Plotting code records:
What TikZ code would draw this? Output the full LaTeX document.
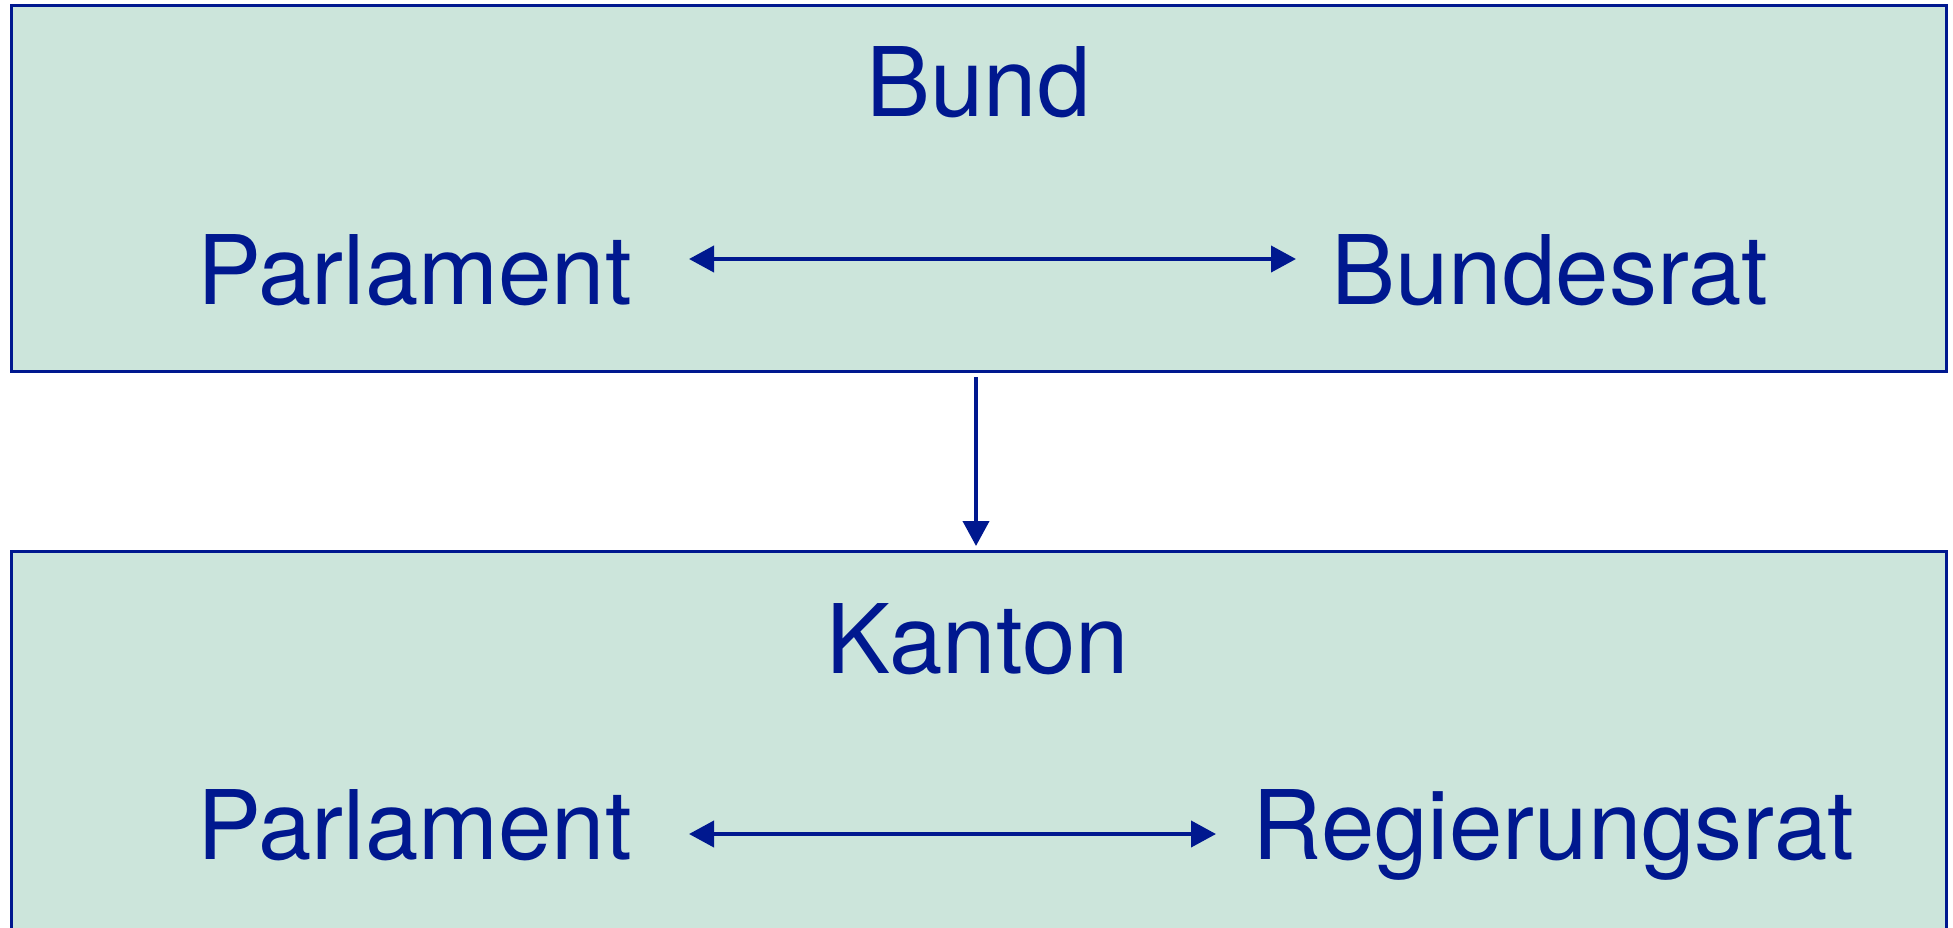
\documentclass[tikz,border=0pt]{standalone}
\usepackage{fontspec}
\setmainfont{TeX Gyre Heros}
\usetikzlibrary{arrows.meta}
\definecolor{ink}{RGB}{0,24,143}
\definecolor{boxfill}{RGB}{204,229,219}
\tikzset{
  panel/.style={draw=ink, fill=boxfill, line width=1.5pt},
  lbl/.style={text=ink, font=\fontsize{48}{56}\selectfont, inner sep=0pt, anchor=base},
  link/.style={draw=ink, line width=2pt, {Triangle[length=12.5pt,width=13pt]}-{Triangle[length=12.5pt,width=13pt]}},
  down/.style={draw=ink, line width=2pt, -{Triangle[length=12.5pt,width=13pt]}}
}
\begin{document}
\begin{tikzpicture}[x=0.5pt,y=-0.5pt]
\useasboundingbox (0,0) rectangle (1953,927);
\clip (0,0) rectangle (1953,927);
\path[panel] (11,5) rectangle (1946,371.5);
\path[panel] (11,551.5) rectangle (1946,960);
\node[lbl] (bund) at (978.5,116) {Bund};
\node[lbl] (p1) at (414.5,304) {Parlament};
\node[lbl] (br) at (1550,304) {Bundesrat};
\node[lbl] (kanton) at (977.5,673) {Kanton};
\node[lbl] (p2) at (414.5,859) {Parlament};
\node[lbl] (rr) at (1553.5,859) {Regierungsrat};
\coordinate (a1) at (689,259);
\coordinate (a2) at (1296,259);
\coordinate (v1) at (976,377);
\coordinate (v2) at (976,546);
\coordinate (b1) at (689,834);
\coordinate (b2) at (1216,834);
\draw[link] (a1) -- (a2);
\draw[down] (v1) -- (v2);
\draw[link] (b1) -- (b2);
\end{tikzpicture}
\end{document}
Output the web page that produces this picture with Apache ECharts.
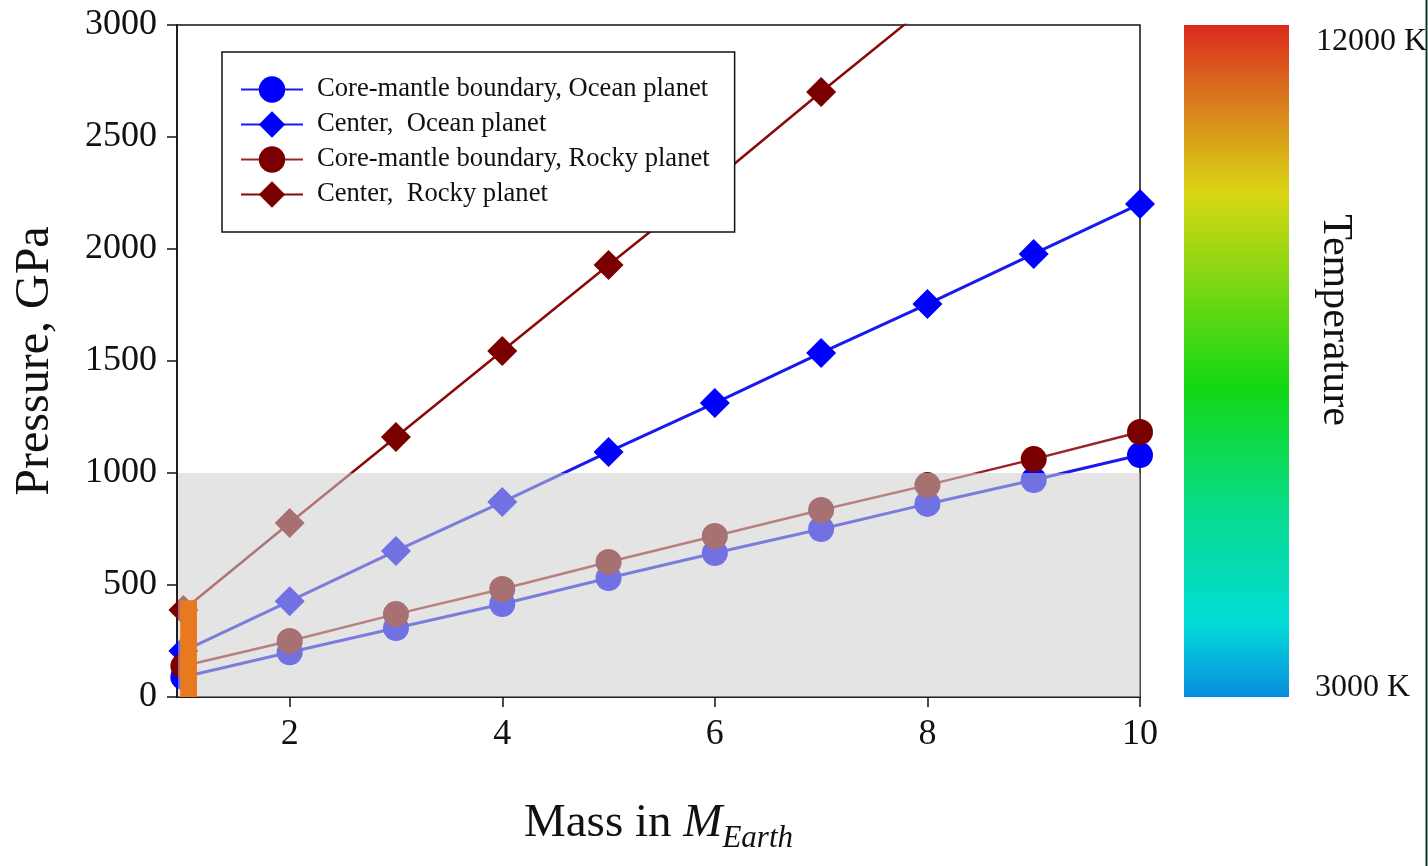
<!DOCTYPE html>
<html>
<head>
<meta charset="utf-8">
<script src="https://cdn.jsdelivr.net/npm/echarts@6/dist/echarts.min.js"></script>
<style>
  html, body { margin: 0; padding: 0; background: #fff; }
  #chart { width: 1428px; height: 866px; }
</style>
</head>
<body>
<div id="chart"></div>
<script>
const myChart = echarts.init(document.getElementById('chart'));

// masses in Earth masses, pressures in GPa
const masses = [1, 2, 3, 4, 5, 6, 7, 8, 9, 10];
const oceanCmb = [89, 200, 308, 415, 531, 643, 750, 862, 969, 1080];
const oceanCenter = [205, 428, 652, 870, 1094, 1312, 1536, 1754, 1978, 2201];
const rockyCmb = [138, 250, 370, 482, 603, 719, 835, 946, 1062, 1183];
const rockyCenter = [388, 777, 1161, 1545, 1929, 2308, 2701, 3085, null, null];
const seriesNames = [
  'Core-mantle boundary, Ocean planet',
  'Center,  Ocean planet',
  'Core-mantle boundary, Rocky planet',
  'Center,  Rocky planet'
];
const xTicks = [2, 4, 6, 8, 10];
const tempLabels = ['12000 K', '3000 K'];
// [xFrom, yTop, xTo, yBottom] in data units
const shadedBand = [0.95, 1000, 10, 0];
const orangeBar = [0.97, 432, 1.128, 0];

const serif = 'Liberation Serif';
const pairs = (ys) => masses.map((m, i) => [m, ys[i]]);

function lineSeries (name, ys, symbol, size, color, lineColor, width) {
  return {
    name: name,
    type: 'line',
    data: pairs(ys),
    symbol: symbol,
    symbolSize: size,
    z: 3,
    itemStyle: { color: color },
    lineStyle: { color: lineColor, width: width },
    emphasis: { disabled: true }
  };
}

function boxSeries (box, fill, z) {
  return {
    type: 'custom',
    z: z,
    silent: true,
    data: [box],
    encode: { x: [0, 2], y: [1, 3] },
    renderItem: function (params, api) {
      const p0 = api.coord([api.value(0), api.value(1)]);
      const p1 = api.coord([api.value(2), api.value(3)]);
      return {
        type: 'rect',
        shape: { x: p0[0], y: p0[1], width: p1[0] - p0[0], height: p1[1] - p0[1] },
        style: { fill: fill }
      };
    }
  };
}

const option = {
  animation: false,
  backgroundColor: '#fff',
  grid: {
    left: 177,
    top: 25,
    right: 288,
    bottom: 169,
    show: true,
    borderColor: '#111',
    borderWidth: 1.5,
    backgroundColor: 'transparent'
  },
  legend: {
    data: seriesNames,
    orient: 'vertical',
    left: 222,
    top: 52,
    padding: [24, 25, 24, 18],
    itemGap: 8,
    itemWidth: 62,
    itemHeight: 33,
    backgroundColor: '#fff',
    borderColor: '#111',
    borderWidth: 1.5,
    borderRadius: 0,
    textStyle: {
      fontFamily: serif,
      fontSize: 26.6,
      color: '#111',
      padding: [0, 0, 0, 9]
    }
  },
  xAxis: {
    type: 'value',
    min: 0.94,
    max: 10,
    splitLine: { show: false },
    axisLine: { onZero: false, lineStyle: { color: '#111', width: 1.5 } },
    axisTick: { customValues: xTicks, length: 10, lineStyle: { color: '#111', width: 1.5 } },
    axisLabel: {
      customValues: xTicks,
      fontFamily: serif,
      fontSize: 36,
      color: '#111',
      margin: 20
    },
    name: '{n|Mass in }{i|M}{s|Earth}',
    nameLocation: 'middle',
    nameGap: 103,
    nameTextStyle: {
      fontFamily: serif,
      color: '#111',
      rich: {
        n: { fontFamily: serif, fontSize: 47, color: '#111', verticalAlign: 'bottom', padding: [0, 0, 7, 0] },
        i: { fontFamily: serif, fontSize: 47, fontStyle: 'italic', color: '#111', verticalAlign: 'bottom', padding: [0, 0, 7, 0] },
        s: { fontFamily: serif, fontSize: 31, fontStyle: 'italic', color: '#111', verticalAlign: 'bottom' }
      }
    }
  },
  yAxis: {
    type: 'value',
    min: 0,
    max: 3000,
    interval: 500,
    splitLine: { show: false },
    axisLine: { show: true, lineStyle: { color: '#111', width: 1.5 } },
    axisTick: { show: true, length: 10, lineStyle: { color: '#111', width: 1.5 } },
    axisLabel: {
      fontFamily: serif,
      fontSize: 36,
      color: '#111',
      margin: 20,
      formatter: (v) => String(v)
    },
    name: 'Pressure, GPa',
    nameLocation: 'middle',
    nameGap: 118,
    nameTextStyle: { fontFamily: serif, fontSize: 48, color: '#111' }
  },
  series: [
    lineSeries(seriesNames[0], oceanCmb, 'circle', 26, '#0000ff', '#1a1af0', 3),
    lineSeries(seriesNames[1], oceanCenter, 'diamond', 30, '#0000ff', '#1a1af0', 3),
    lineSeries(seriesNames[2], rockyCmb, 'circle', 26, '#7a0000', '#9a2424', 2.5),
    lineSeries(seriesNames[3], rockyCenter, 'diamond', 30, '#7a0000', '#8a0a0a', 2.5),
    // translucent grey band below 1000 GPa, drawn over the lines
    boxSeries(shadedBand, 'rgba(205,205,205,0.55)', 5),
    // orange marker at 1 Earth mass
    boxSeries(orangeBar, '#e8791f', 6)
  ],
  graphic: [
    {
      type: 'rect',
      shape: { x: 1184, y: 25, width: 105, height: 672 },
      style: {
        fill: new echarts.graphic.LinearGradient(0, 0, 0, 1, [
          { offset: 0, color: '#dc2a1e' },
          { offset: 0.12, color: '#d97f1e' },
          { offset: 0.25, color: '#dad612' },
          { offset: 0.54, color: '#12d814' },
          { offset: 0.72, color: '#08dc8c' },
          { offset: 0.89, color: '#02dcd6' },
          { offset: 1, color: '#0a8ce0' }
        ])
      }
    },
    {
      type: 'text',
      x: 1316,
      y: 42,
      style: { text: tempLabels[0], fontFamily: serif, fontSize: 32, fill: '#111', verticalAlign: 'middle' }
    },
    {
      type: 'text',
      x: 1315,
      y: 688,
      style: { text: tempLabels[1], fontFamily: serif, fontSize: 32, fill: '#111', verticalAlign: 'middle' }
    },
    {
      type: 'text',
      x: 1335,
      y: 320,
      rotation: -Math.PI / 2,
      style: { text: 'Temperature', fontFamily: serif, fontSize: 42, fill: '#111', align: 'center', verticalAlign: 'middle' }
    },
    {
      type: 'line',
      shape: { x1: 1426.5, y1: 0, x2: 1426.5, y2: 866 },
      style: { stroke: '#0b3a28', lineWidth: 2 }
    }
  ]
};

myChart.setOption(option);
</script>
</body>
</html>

EXERCISE REQUIREMENTS.
Using the data above, set down each line from the line with "Output the web" to the line with "const myChart = echarts.init(document.getElementById('chart'));" exactly, both ends included, and leave the pictures behind. Nothing else belongs.

FINAL RESULT.
Output the web page that produces this picture with Apache ECharts.
<!DOCTYPE html>
<html>
<head>
<meta charset="utf-8">
<script src="https://cdn.jsdelivr.net/npm/echarts@6/dist/echarts.min.js"></script>
<style>
  html, body { margin: 0; padding: 0; background: #fff; }
  #chart { width: 1428px; height: 866px; }
</style>
</head>
<body>
<div id="chart"></div>
<script>
const myChart = echarts.init(document.getElementById('chart'));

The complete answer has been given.